● PROVIDED RECORDS

************

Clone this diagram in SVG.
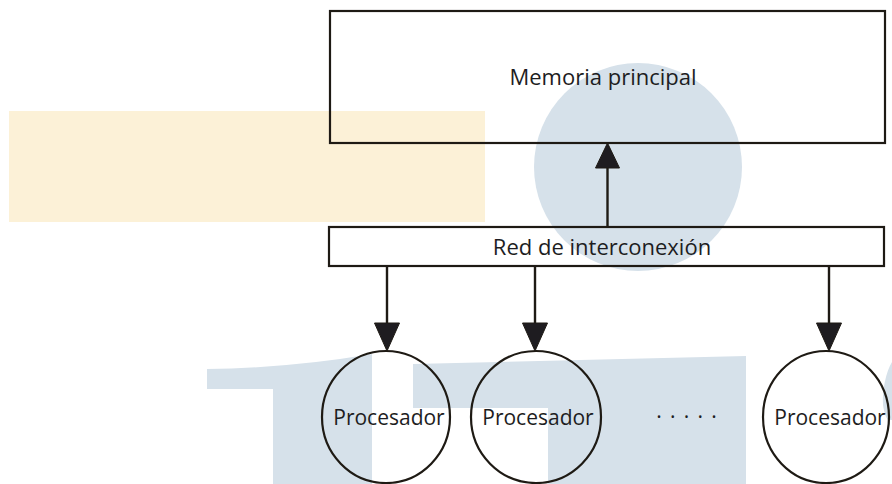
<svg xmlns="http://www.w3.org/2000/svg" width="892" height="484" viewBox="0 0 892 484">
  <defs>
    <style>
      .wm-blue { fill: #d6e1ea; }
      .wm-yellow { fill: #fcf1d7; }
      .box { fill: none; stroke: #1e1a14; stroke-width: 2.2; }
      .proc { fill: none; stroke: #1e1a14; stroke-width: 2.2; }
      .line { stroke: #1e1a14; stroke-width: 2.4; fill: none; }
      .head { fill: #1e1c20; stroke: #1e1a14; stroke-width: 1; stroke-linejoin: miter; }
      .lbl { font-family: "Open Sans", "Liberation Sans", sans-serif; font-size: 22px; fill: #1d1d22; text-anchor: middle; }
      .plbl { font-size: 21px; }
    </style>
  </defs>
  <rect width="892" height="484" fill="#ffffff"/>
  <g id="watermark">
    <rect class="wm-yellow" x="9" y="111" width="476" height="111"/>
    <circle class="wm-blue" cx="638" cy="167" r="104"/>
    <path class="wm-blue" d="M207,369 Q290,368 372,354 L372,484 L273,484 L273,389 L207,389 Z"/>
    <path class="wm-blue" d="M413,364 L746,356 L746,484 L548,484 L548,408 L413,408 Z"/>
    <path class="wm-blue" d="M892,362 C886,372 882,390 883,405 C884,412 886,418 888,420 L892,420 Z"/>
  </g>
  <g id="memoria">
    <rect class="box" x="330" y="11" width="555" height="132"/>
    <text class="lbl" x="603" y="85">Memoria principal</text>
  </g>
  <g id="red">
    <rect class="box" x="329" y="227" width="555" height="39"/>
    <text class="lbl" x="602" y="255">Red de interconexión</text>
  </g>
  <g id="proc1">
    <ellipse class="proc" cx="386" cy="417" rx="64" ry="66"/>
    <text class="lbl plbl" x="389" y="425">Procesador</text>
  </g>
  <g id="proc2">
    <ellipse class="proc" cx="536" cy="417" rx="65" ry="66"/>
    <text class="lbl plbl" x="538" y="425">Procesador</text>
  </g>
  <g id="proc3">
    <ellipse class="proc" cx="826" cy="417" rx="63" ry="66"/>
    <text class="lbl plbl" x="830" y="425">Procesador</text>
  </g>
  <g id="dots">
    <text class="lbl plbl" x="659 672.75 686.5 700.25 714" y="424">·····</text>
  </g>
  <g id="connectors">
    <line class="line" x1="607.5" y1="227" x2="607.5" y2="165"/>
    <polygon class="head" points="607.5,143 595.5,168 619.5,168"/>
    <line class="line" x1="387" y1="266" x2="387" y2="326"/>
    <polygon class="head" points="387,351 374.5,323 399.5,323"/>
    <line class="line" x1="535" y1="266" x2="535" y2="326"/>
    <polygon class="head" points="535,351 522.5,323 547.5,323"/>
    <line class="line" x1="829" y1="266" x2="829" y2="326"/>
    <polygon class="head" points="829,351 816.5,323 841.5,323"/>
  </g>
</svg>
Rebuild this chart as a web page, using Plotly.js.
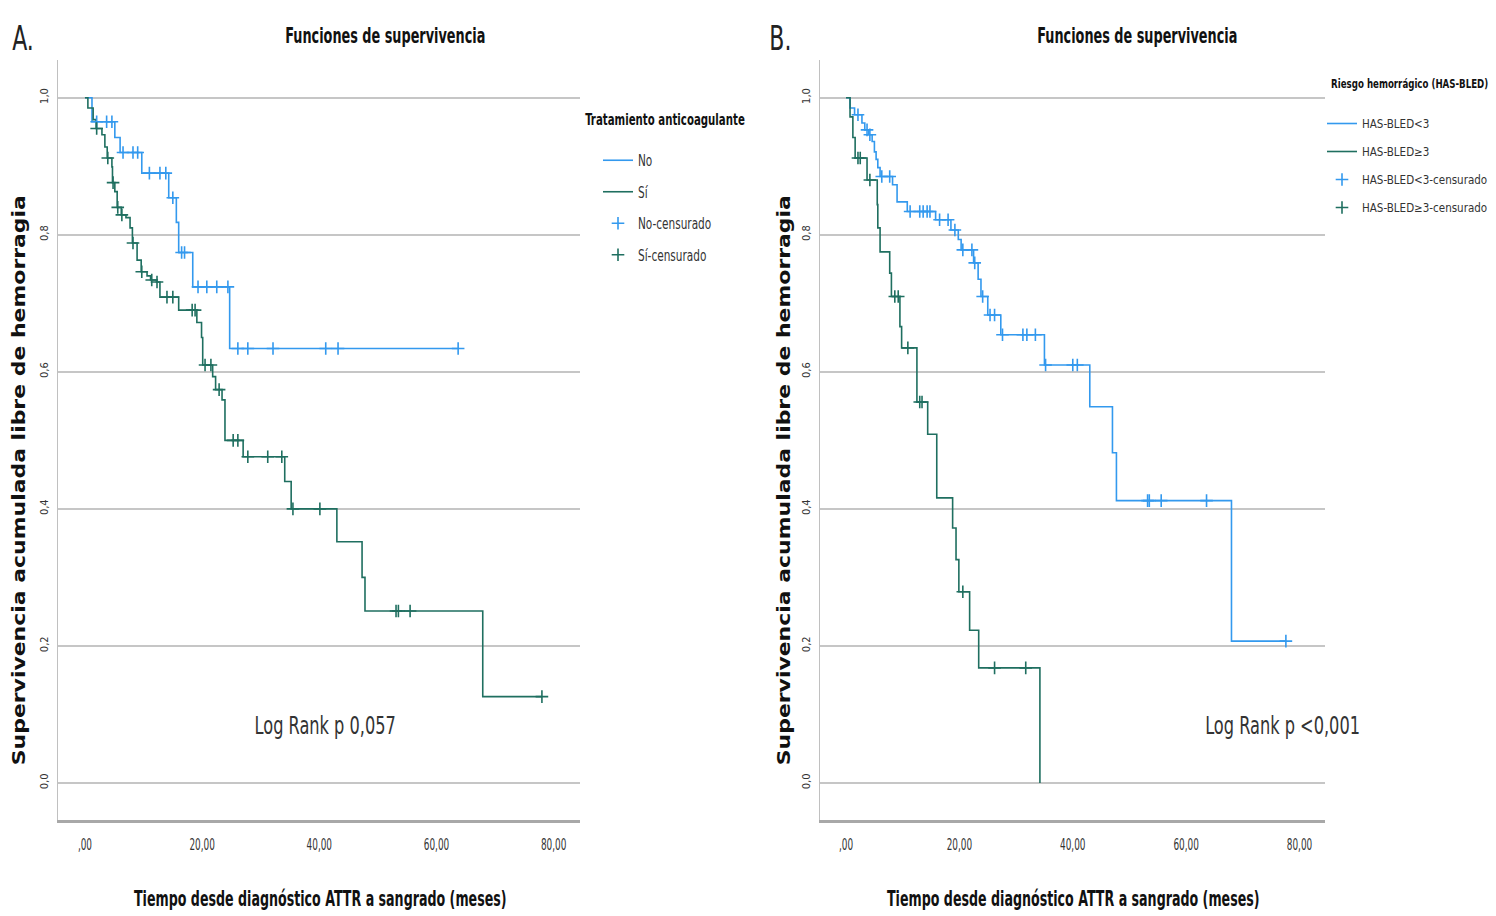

************

● EXERCISE BRIEF
Reproduce all entries exactly. Pictures do not belong in the copy.

● THE RESULT
Clone this diagram in SVG.
<svg xmlns="http://www.w3.org/2000/svg" width="892" height="484" viewBox="0 0 892 484">
  <defs>
    <style>
      .wm-blue { fill: #d6e1ea; }
      .wm-yellow { fill: #fcf1d7; }
      .box { fill: none; stroke: #1e1a14; stroke-width: 2.2; }
      .proc { fill: none; stroke: #1e1a14; stroke-width: 2.2; }
      .line { stroke: #1e1a14; stroke-width: 2.4; fill: none; }
      .head { fill: #1e1c20; stroke: #1e1a14; stroke-width: 1; stroke-linejoin: miter; }
      .lbl { font-family: "Open Sans", "Liberation Sans", sans-serif; font-size: 22px; fill: #1d1d22; text-anchor: middle; }
      .plbl { font-size: 21px; }
    </style>
  </defs>
  <rect width="892" height="484" fill="#ffffff"/>
  <g id="watermark">
    <rect class="wm-yellow" x="9" y="111" width="476" height="111"/>
    <circle class="wm-blue" cx="638" cy="167" r="104"/>
    <path class="wm-blue" d="M207,369 Q290,368 372,354 L372,484 L273,484 L273,389 L207,389 Z"/>
    <path class="wm-blue" d="M413,364 L746,356 L746,484 L548,484 L548,408 L413,408 Z"/>
    <path class="wm-blue" d="M892,362 C886,372 882,390 883,405 C884,412 886,418 888,420 L892,420 Z"/>
  </g>
  <g id="memoria">
    <rect class="box" x="330" y="11" width="555" height="132"/>
    <text class="lbl" x="603" y="85">Memoria principal</text>
  </g>
  <g id="red">
    <rect class="box" x="329" y="227" width="555" height="39"/>
    <text class="lbl" x="602" y="255">Red de interconexión</text>
  </g>
  <g id="proc1">
    <ellipse class="proc" cx="386" cy="417" rx="64" ry="66"/>
    <text class="lbl plbl" x="389" y="425">Procesador</text>
  </g>
  <g id="proc2">
    <ellipse class="proc" cx="536" cy="417" rx="65" ry="66"/>
    <text class="lbl plbl" x="538" y="425">Procesador</text>
  </g>
  <g id="proc3">
    <ellipse class="proc" cx="826" cy="417" rx="63" ry="66"/>
    <text class="lbl plbl" x="830" y="425">Procesador</text>
  </g>
  <g id="dots">
    <text class="lbl plbl" x="659 672.75 686.5 700.25 714" y="424">·····</text>
  </g>
  <g id="connectors">
    <line class="line" x1="607.5" y1="227" x2="607.5" y2="165"/>
    <polygon class="head" points="607.5,143 595.5,168 619.5,168"/>
    <line class="line" x1="387" y1="266" x2="387" y2="326"/>
    <polygon class="head" points="387,351 374.5,323 399.5,323"/>
    <line class="line" x1="535" y1="266" x2="535" y2="326"/>
    <polygon class="head" points="535,351 522.5,323 547.5,323"/>
    <line class="line" x1="829" y1="266" x2="829" y2="326"/>
    <polygon class="head" points="829,351 816.5,323 841.5,323"/>
  </g>
</svg>
Rebuild this chart as a web page, using Plotly.js.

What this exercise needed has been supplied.